* **What you have to do**
Give the number of lines that hold the string "this". Nothing else is needed.

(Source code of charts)
◆ ◆ ◆ ◆ ◆ ◆ ◆
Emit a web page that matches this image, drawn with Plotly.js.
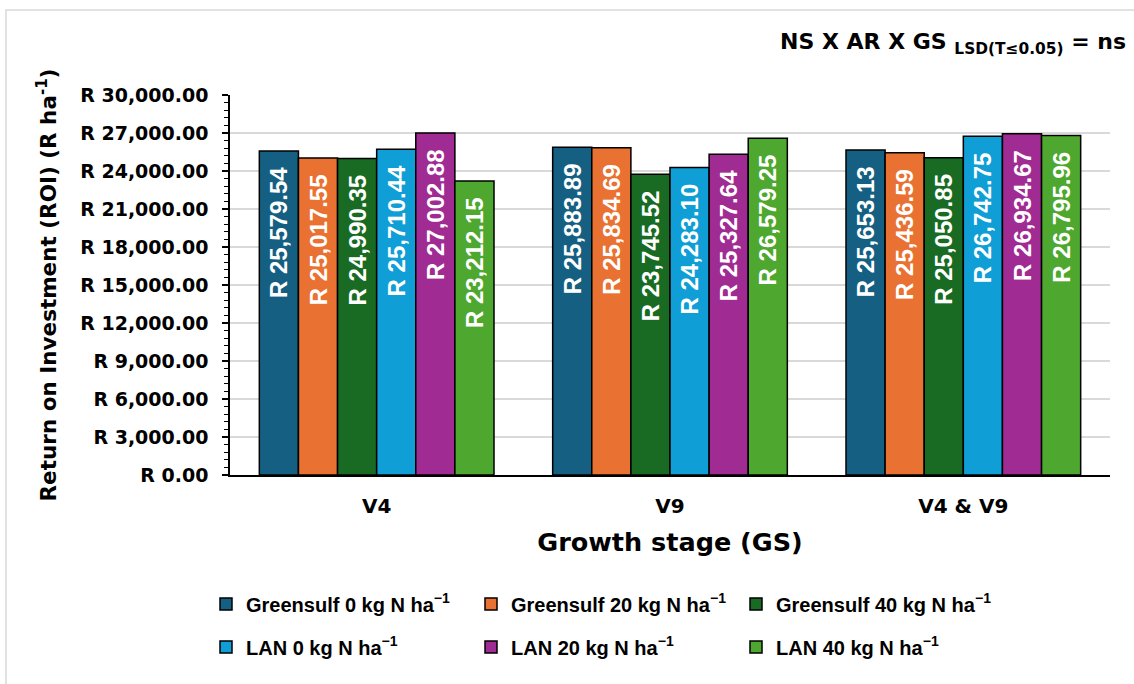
<!DOCTYPE html>
<html>
<head>
<meta charset="utf-8">
<script src="https://cdn.plot.ly/plotly-3.0.1.min.js"></script>
<style>html,body{margin:0;padding:0;background:#fff;}#chart{width:1134px;height:684px;}</style>
</head>
<body>
<div id="chart"></div>
<script>
const stages = ['V4', 'V9', 'V4 & V9'];
const seriesNames = [
  'Greensulf 0 kg N ha<sup>\u22121</sup>',
  'Greensulf 20 kg N ha<sup>\u22121</sup>',
  'Greensulf 40 kg N ha<sup>\u22121</sup>',
  'LAN 0 kg N ha<sup>\u22121</sup>',
  'LAN 20 kg N ha<sup>\u22121</sup>',
  'LAN 40 kg N ha<sup>\u22121</sup>'
];
const greensulf0 = [25579.54, 25883.89, 25653.13];
const greensulf20 = [25017.55, 25834.69, 25436.59];
const greensulf40 = [24990.35, 23745.52, 25050.85];
const lan0 = [25710.44, 24283.10, 26742.75];
const lan20 = [27002.88, 25327.64, 26934.67];
const lan40 = [23212.15, 26579.25, 26795.96];
const seriesValues = [greensulf0, greensulf20, greensulf40, lan0, lan20, lan40];
const colors = ['#156082', '#E97132', '#196B24', '#0F9ED5', '#A02B93', '#4EA72E'];

const ARIAL = 'Arial, "Liberation Sans", sans-serif';
const WIDE = '"DejaVu Sans", Arial, sans-serif';

const traces = seriesValues.map((vals, i) => ({
  type: 'bar',
  name: seriesNames[i],
  x: stages,
  y: vals,
  legend: i < 3 ? 'legend' : 'legend2',
  marker: {color: colors[i], line: {color: '#000000', width: 1.5}},
  texttemplate: 'R %{y:,.2f}\u00A0\u00A0',
  textposition: 'inside',
  insidetextanchor: 'end',
  textangle: -90,
  insidetextfont: {family: ARIAL, size: 24, color: '#ffffff', weight: 'bold'},
  constraintext: 'none',
  hoverinfo: 'x+y+name'
}));

// plot area: x 230..1110, y 95..475
const L = 230, R = 1110, T = 95, B = 475;
const px = v => (v - L) / (R - L);
const py = v => (B - v) / (B - T);

const legendCommon = {
  orientation: 'h',
  xanchor: 'left',
  yanchor: 'middle',
  entrywidth: 220, entrywidthmode: 'pixels',
  font: {family: ARIAL, size: 20, weight: 'bold', color: '#000000'},
  bgcolor: 'rgba(0,0,0,0)',
  traceorder: 'normal'
};

const layout = {
  width: 1134,
  height: 684,
  margin: {l: L, r: 1134 - R, t: T, b: 684 - B},
  paper_bgcolor: '#ffffff',
  plot_bgcolor: '#ffffff',
  font: {family: WIDE, color: '#000000'},
  barmode: 'group',
  bargap: 0.2,
  bargroupgap: 0,
  xaxis: {
    type: 'category',
    showline: true,
    linecolor: '#000000',
    linewidth: 1.5,
    ticks: '',
    ticklabelstandoff: 12,
    tickfont: {family: WIDE, size: 20, weight: 'bold', color: '#000000'},
    title: {text: 'Growth stage (GS)', font: {family: WIDE, size: 25.5, weight: 'bold', color: '#000000'}, standoff: 16},
    showgrid: false,
    zeroline: false
  },
  yaxis: {
    range: [0, 30000],
    dtick: 3000,
    tick0: 0,
    tickprefix: 'R ',
    tickformat: ',.2f',
    showline: true,
    linecolor: '#000000',
    linewidth: 1.5,
    ticks: 'outside',
    ticklen: 6,
    tickwidth: 1.5,
    tickcolor: '#000000',
    ticklabelstandoff: 10,
    minor: {dtick: 600, ticks: 'outside', ticklen: 4, tickwidth: 1.2, tickcolor: '#000000', showgrid: false},
    showgrid: true,
    gridcolor: '#d9d9d9',
    gridwidth: 1.5,
    zeroline: false,
    tickfont: {family: WIDE, size: 19, weight: 'bold', color: '#000000'},
    title: {text: 'Return on Investment (ROI) (R ha<sup>-1</sup>)', font: {family: WIDE, size: 21.5, weight: 'bold', color: '#000000'}, standoff: 18}
  },
  showlegend: true,
  legend: Object.assign({}, legendCommon, {x: px(206), y: py(604)}),
  legend2: Object.assign({}, legendCommon, {x: px(206), y: py(647)}),
  annotations: [{
    xref: 'paper', yref: 'paper',
    x: px(1128), xanchor: 'right',
    y: py(43), yanchor: 'middle',
    showarrow: false,
    text: 'NS X AR X GS <sub>LSD(T\u22640.05)</sub> = ns',
    font: {family: WIDE, size: 22, weight: 'bold', color: '#000000'}
  }],
  shapes: [{
    type: 'rect', xref: 'paper', yref: 'paper',
    x0: px(6), x1: px(1145), y0: py(695), y1: py(10),
    line: {color: '#d9d9d9', width: 1.5},
    fillcolor: 'rgba(0,0,0,0)',
    layer: 'below'
  }]
};

Plotly.newPlot('chart', traces, layout, {displayModeBar: false, responsive: false});
</script>
</body>
</html>
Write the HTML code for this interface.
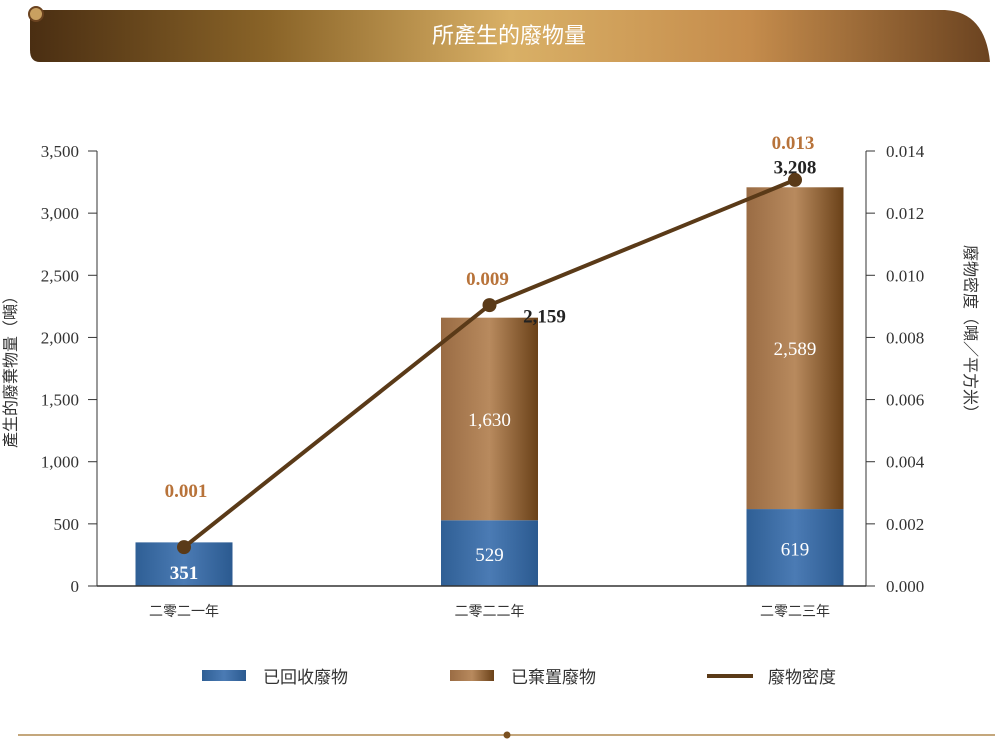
<!DOCTYPE html>
<html><head><meta charset="utf-8"><style>
body{margin:0;background:#fff;width:1000px;height:739px;overflow:hidden;font-family:"Liberation Serif","Noto Serif CJK SC",serif}
svg text{font-family:"Liberation Serif","Noto Sans CJK TC",serif}
</style></head><body>
<svg width="1000" height="739" viewBox="0 0 1000 739">
<defs>
<linearGradient id="hdr" x1="0" x2="1" y1="0" y2="0">
<stop offset="0" stop-color="#4a2e12"/><stop offset="0.25" stop-color="#8a6428"/><stop offset="0.5" stop-color="#d9b066"/><stop offset="0.75" stop-color="#c58c4c"/><stop offset="1" stop-color="#6b4320"/></linearGradient>
<linearGradient id="blue" x1="0" x2="1"><stop offset="0" stop-color="#2f5f95"/><stop offset="0.5" stop-color="#4b7bb4"/><stop offset="1" stop-color="#2b5a90"/></linearGradient>
<linearGradient id="brown" x1="0" x2="1"><stop offset="0" stop-color="#9a6c44"/><stop offset="0.5" stop-color="#b88a5e"/><stop offset="1" stop-color="#6a4118"/></linearGradient>
</defs>
<g>
<path d="M30 10 H945 Q985 12 990 62 H40 Q30 62 30 50 Z" fill="url(#hdr)"/>
<circle cx="36" cy="14" r="7" fill="#c9a060" stroke="#6b4320" stroke-width="2"/>
<text x="509" y="43" text-anchor="middle" font-size="22" fill="#fff" font-family="Noto Serif CJK SC, serif">所產生的廢物量</text>
</g>
<g id="chart"></g>
<line x1="18" y1="735" x2="995" y2="735" stroke="#b08a50" stroke-width="1.5"/>
<circle cx="507" cy="735" r="3.5" fill="#7a5020"/>
</svg>
<script>
const categories=["二零二一年","二零二二年","二零二三年"];
const recycled=[351,529,619];
const disposed=[0,1630,2589];
const totals=[351,2159,3208];
const density=[0.00125,0.00904,0.01307];
const densityLabels=["0.001","0.009","0.013"];
const leftTicks=[0,500,1000,1500,2000,2500,3000,3500];
const rightTicks=[0,0.002,0.004,0.006,0.008,0.010,0.012,0.014];
const NS="http://www.w3.org/2000/svg";
const g=document.getElementById('chart');
const X0=97,X1=866,Y0=586,Y1=151;
const yL=v=>Y0-(v/3500)*(Y0-Y1);
const yR=v=>Y0-(v/0.014)*(Y0-Y1);
const xC=i=>184+i*(795-184)/(categories.length-1);
const BW=97;
function el(t,a,txt){const e=document.createElementNS(NS,t);for(const k in a)e.setAttribute(k,a[k]);if(txt!=null)e.textContent=txt;g.appendChild(e);return e;}
leftTicks.forEach(v=>{
 const t=el('line',{x1:88,x2:X0,y1:yL(v),y2:yL(v),stroke:'#333'});
 
 
 const l=el('text',{x:79,y:yL(v)+6,'text-anchor':'end','font-size':17,fill:'#333'},v.toLocaleString('en-US'));
 
 
});
rightTicks.forEach(v=>{
 const t=el('line',{x1:X1,x2:875,y1:yR(v),y2:yR(v),stroke:'#333'});
 
 
 const l=el('text',{x:886,y:yR(v)+6,'font-size':17,fill:'#333'},v.toFixed(3));
 
 
});
categories.forEach((c,i)=>{
 const x=xC(i);
 const b=el('rect',{x:x-BW/2,y:yL(recycled[i]),width:BW,height:Y0-yL(recycled[i]),fill:'url(#blue)'});
 
 
 if(disposed[i]>0){
  const d=el('rect',{x:x-BW/2,y:yL(recycled[i]+disposed[i]),width:BW,height:yL(recycled[i])-yL(recycled[i]+disposed[i]),fill:'url(#brown)'});
  
  
  const dl=el('text',{x:x,y:(yL(recycled[i])+yL(recycled[i]+disposed[i]))/2+7,'text-anchor':'middle','font-size':19,fill:'#fff'},disposed[i].toLocaleString('en-US'));
  
  
 }
 const rl=el('text',{x:x,y:i==0?579:(yL(recycled[i])+Y0)/2+8,'text-anchor':'middle','font-size':19,fill:'#fff','font-weight':i==0?'bold':'normal'},recycled[i].toLocaleString('en-US'));
 
 
 const cl=el('text',{x:x,y:616,'text-anchor':'middle','font-size':14,fill:'#333','font-family':'Noto Sans CJK TC, sans-serif'},c);
 
 
 if(i>0){
  const tl=el('text',{x:i==1?x+55:x,y:i==1?yL(totals[i])+5:yL(totals[i])-14,'text-anchor':'middle','font-size':19,'font-weight':'bold',fill:'#222'},totals[i].toLocaleString('en-US'));
  
  
 }
});
const ax=el('line',{x1:X0,x2:X0,y1:Y1,y2:Y0,stroke:'#333'});


const ax2=el('line',{x1:X1,x2:X1,y1:Y1,y2:Y0,stroke:'#333'});


const bx=el('line',{x1:X0,x2:X1,y1:Y0,y2:Y0,stroke:'#333','stroke-width':1.5});


const pl=el('polyline',{points:density.map((d,i)=>xC(i)+','+yR(d)).join(' '),fill:'none',stroke:'#5a3a18','stroke-width':4});


density.forEach((d,i)=>{
 const p=el('circle',{cx:xC(i),cy:yR(d),r:7,fill:'#5a3a18'});
 
 
 const l=el('text',{x:i==0?xC(i)+2:xC(i)-2,y:i==0?497:yR(d)-20,'text-anchor':'middle','font-size':19,'font-weight':'bold',fill:'#b8733a'},densityLabels[i]);
 if(i==2) l.setAttribute('y',yR(d)-31);
 
 
});
const yt=el('text',{transform:'translate(16,368) rotate(-90)','text-anchor':'middle','font-size':16,fill:'#333','font-family':'Noto Sans CJK TC, sans-serif'},'產生的廢棄物量（噸）');


const yt2=el('text',{transform:'translate(965,333) rotate(90)','text-anchor':'middle','font-size':16,fill:'#333','font-family':'Noto Sans CJK TC, sans-serif'},'廢物密度（噸／平方米）');


const lg=[['rect','url(#blue)','已回收廢物',202],['rect','url(#brown)','已棄置廢物',450],['line','#5a3a18','廢物密度',707]];
lg.forEach(([t,f,txt,x])=>{
 if(t=='rect'){const r=el('rect',{x:x,y:670,width:44,height:11,fill:f});}
 else{const r=el('line',{x1:x,x2:x+46,y1:676,y2:676,stroke:f,'stroke-width':4});}
 const l=el('text',{x:x+61,y:683,'font-size':17,fill:'#333','font-family':'Noto Sans CJK TC, sans-serif'},txt);
 
 
});
</script>
</body></html>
◆ ◆ ◆ ◆ ◆ ◆ ◆
* **The output**
2